Apple has revealed a new type of HTTPS attack on its iOS and OSX platforms, one which was able to mimic the encrypted handshake system on each device and employ standard man-in-the-middle tactics to collect information on communications between two separate systems.
According to security experts at the company, the attack itself was relatively simple in its penetration vectors, which is one of the major reasons the security team missed it upon their first pass.
“In a ‘triple handshake’ attack, it was possible for an attacker to establish two connections which had the same encryption keys and handshake, insert the attacker’s data in one connection, and renegotiate so that the connections may be forwarded to each other. To prevent attacks based on this scenario, Secure Transport was changed so that, by default, a renegotiation must present the same server certificate as was presented in the original connection.”

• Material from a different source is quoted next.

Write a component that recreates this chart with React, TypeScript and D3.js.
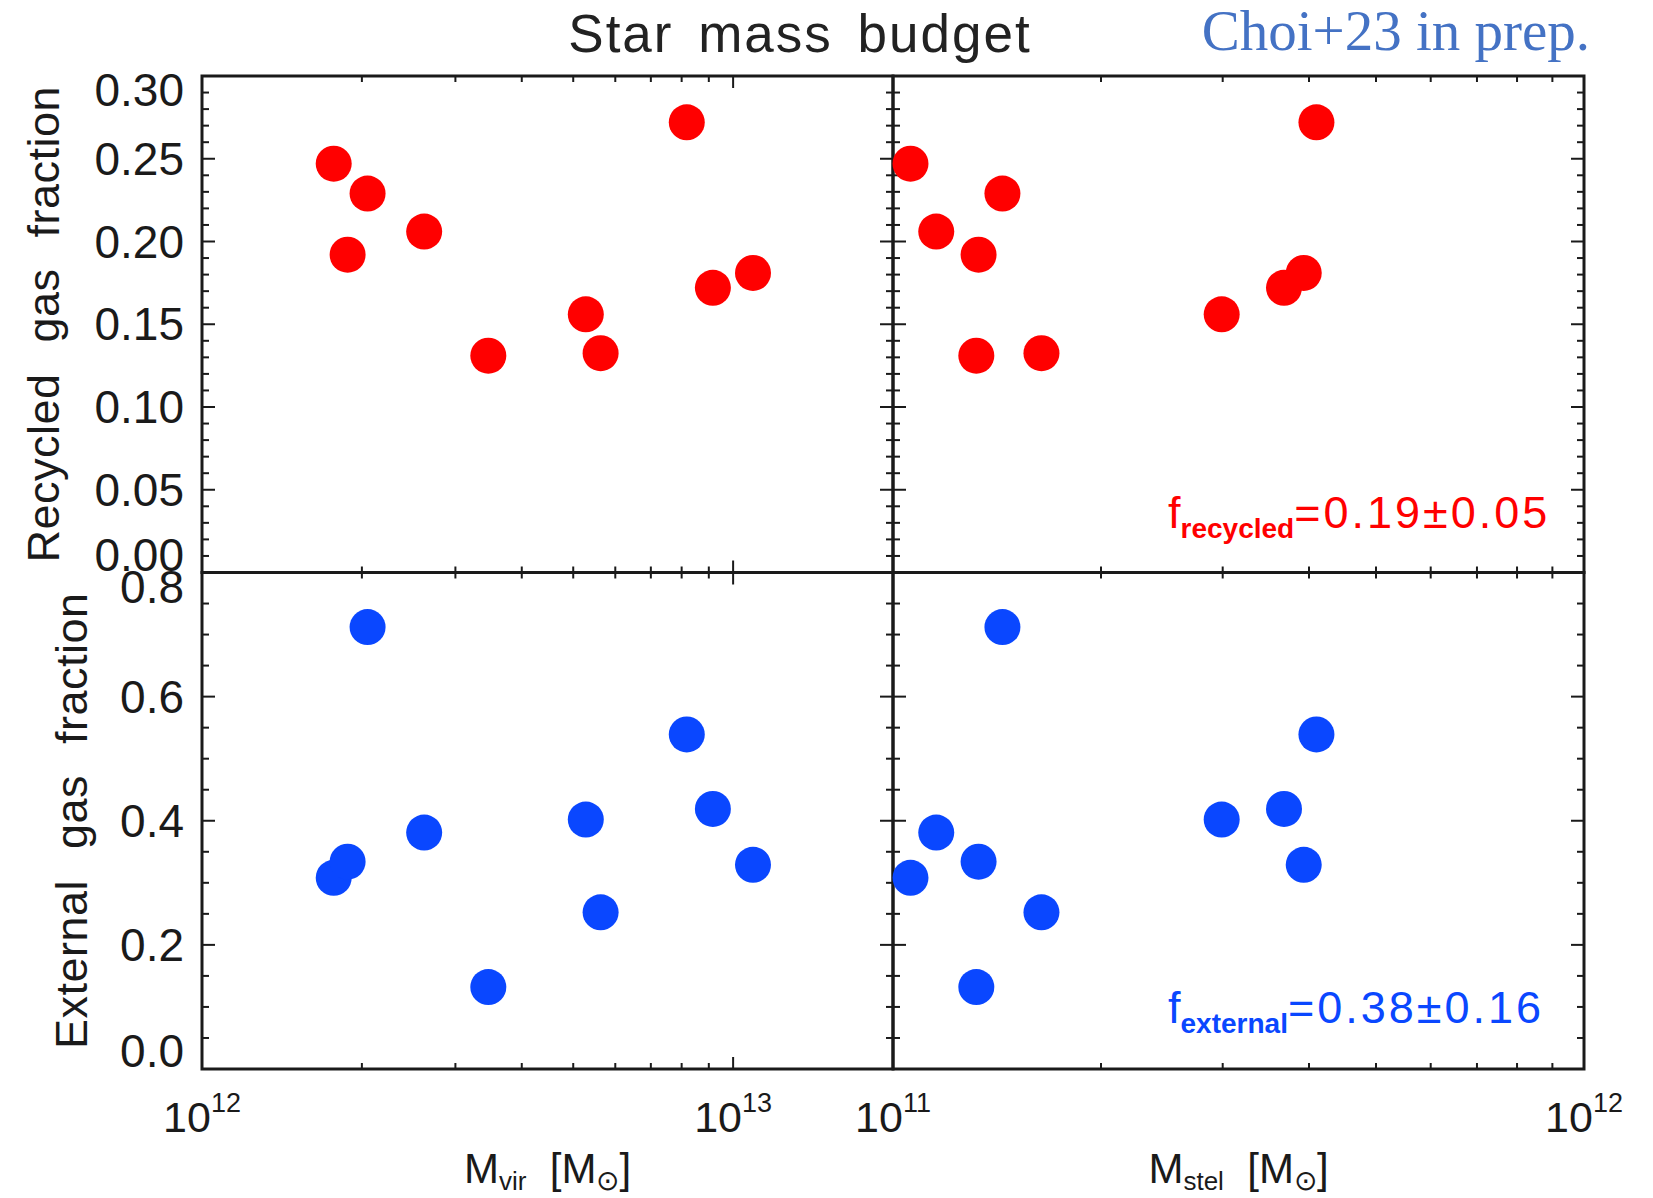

The flaw resides in the secure transport mechanism of iOS version 7.1 and earlier for iPhones and iPads and the Mountain Lion 10.8.5 and Mavericks 10.9.2 versions of Mac OS X, according to advisories posted by the company earlier this morning.
Thankfully, Apple was relatively quick to the draw on this one, already releasing patch 7.1.1 to address the issue and seal up the hole which left traffic exposed for the millions of users who rely on their device to communicate with friends, family, and acquaintances from around the world.
The issue was also easily exploitable on the OSX platform, utilizing many of the same pathways to achieve similar results on laptops and desktops which belong to many high-level security officials both in and outside of the government sector.
No word yet on any major hauls of information pulled from the net as a result of the bug, however we should expect to see some pushback on the update as the news of its distribution continues on from here.